Work to be completed →
Print all of the lines exactly. Any picture among them stays out.

Input records →
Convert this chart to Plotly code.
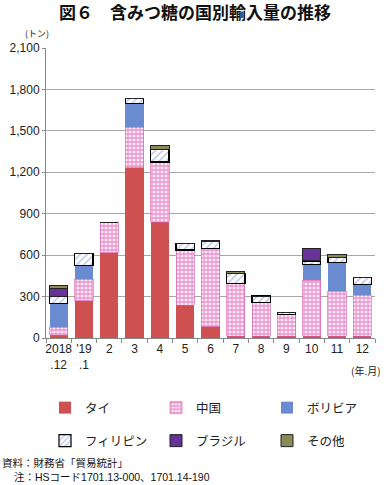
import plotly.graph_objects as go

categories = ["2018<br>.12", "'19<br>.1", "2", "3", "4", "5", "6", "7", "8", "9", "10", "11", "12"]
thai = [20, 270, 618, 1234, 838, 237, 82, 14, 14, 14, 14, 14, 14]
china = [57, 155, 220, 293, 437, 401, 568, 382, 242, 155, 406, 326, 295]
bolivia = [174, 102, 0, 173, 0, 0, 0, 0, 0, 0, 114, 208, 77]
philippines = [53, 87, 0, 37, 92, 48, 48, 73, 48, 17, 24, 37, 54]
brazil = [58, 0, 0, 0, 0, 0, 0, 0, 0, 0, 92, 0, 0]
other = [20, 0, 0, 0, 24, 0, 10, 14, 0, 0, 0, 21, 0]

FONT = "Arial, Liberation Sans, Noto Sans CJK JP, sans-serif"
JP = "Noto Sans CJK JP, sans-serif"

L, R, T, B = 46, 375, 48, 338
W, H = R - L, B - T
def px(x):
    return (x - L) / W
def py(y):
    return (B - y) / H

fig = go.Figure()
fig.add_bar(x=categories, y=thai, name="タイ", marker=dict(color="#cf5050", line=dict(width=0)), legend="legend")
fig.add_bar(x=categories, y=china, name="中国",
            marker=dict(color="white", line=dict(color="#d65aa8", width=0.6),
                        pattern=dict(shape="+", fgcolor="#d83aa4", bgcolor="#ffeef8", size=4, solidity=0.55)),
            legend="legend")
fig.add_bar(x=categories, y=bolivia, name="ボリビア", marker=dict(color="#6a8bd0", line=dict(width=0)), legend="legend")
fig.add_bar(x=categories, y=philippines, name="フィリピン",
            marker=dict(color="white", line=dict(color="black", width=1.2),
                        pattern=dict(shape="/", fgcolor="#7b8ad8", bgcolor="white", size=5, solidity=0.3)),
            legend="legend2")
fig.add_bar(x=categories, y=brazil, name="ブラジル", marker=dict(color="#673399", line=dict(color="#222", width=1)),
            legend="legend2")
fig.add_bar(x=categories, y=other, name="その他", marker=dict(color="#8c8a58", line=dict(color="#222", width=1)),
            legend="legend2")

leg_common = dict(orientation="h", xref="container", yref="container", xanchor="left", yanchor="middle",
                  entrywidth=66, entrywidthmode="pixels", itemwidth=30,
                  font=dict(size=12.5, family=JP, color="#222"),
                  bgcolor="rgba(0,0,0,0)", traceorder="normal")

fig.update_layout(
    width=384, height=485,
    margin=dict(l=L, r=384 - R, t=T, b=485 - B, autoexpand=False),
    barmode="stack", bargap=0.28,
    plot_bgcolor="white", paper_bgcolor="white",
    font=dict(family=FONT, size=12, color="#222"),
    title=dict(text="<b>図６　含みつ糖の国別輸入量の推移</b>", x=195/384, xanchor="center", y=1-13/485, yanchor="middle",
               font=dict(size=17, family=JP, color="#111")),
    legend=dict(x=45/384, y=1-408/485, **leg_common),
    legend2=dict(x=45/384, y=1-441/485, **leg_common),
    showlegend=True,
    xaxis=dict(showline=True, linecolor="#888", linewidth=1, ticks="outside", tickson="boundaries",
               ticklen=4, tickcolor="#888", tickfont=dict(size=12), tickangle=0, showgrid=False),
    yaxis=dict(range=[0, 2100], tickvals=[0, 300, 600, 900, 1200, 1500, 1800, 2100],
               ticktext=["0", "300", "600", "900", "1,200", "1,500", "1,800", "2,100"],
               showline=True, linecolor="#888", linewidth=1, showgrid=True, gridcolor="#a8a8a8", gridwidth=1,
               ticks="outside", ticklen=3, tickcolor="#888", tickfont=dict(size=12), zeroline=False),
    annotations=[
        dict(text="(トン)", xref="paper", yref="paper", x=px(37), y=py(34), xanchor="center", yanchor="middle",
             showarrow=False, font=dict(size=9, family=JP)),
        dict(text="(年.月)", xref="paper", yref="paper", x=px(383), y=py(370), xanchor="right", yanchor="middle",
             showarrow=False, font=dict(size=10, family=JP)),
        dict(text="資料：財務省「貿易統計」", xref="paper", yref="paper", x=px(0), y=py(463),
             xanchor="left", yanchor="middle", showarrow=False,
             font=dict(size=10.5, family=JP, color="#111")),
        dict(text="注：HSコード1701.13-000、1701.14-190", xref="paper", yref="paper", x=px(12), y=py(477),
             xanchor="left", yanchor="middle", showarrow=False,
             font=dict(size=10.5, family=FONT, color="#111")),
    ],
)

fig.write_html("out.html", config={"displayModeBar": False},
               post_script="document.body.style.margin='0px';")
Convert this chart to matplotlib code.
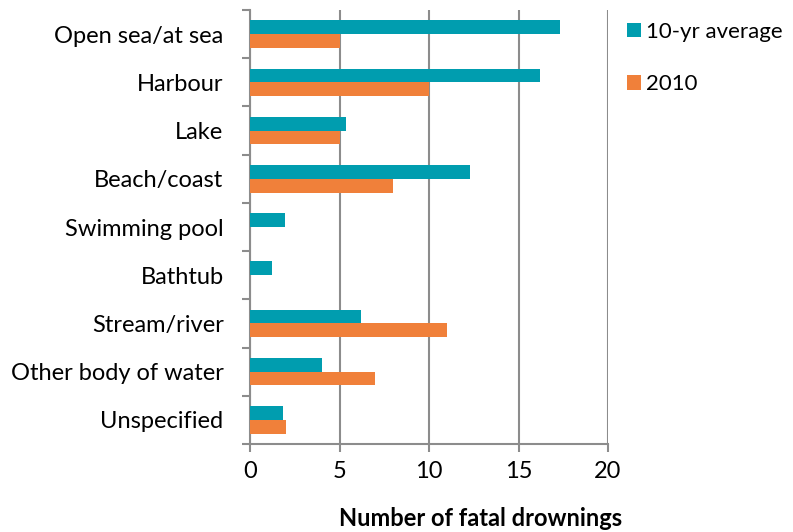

Result of the task →
Convert this chart to Plotly code.
import plotly.graph_objects as go

categories = ["2018<br>.12", "'19<br>.1", "2", "3", "4", "5", "6", "7", "8", "9", "10", "11", "12"]
thai = [20, 270, 618, 1234, 838, 237, 82, 14, 14, 14, 14, 14, 14]
china = [57, 155, 220, 293, 437, 401, 568, 382, 242, 155, 406, 326, 295]
bolivia = [174, 102, 0, 173, 0, 0, 0, 0, 0, 0, 114, 208, 77]
philippines = [53, 87, 0, 37, 92, 48, 48, 73, 48, 17, 24, 37, 54]
brazil = [58, 0, 0, 0, 0, 0, 0, 0, 0, 0, 92, 0, 0]
other = [20, 0, 0, 0, 24, 0, 10, 14, 0, 0, 0, 21, 0]

FONT = "Arial, Liberation Sans, Noto Sans CJK JP, sans-serif"
JP = "Noto Sans CJK JP, sans-serif"

L, R, T, B = 46, 375, 48, 338
W, H = R - L, B - T
def px(x):
    return (x - L) / W
def py(y):
    return (B - y) / H

fig = go.Figure()
fig.add_bar(x=categories, y=thai, name="タイ", marker=dict(color="#cf5050", line=dict(width=0)), legend="legend")
fig.add_bar(x=categories, y=china, name="中国",
            marker=dict(color="white", line=dict(color="#d65aa8", width=0.6),
                        pattern=dict(shape="+", fgcolor="#d83aa4", bgcolor="#ffeef8", size=4, solidity=0.55)),
            legend="legend")
fig.add_bar(x=categories, y=bolivia, name="ボリビア", marker=dict(color="#6a8bd0", line=dict(width=0)), legend="legend")
fig.add_bar(x=categories, y=philippines, name="フィリピン",
            marker=dict(color="white", line=dict(color="black", width=1.2),
                        pattern=dict(shape="/", fgcolor="#7b8ad8", bgcolor="white", size=5, solidity=0.3)),
            legend="legend2")
fig.add_bar(x=categories, y=brazil, name="ブラジル", marker=dict(color="#673399", line=dict(color="#222", width=1)),
            legend="legend2")
fig.add_bar(x=categories, y=other, name="その他", marker=dict(color="#8c8a58", line=dict(color="#222", width=1)),
            legend="legend2")

leg_common = dict(orientation="h", xref="container", yref="container", xanchor="left", yanchor="middle",
                  entrywidth=66, entrywidthmode="pixels", itemwidth=30,
                  font=dict(size=12.5, family=JP, color="#222"),
                  bgcolor="rgba(0,0,0,0)", traceorder="normal")

fig.update_layout(
    width=384, height=485,
    margin=dict(l=L, r=384 - R, t=T, b=485 - B, autoexpand=False),
    barmode="stack", bargap=0.28,
    plot_bgcolor="white", paper_bgcolor="white",
    font=dict(family=FONT, size=12, color="#222"),
    title=dict(text="<b>図６　含みつ糖の国別輸入量の推移</b>", x=195/384, xanchor="center", y=1-13/485, yanchor="middle",
               font=dict(size=17, family=JP, color="#111")),
    legend=dict(x=45/384, y=1-408/485, **leg_common),
    legend2=dict(x=45/384, y=1-441/485, **leg_common),
    showlegend=True,
    xaxis=dict(showline=True, linecolor="#888", linewidth=1, ticks="outside", tickson="boundaries",
               ticklen=4, tickcolor="#888", tickfont=dict(size=12), tickangle=0, showgrid=False),
    yaxis=dict(range=[0, 2100], tickvals=[0, 300, 600, 900, 1200, 1500, 1800, 2100],
               ticktext=["0", "300", "600", "900", "1,200", "1,500", "1,800", "2,100"],
               showline=True, linecolor="#888", linewidth=1, showgrid=True, gridcolor="#a8a8a8", gridwidth=1,
               ticks="outside", ticklen=3, tickcolor="#888", tickfont=dict(size=12), zeroline=False),
    annotations=[
        dict(text="(トン)", xref="paper", yref="paper", x=px(37), y=py(34), xanchor="center", yanchor="middle",
             showarrow=False, font=dict(size=9, family=JP)),
        dict(text="(年.月)", xref="paper", yref="paper", x=px(383), y=py(370), xanchor="right", yanchor="middle",
             showarrow=False, font=dict(size=10, family=JP)),
        dict(text="資料：財務省「貿易統計」", xref="paper", yref="paper", x=px(0), y=py(463),
             xanchor="left", yanchor="middle", showarrow=False,
             font=dict(size=10.5, family=JP, color="#111")),
        dict(text="注：HSコード1701.13-000、1701.14-190", xref="paper", yref="paper", x=px(12), y=py(477),
             xanchor="left", yanchor="middle", showarrow=False,
             font=dict(size=10.5, family=FONT, color="#111")),
    ],
)

fig.write_html("out.html", config={"displayModeBar": False},
               post_script="document.body.style.margin='0px';")
Convert this chart to matplotlib code.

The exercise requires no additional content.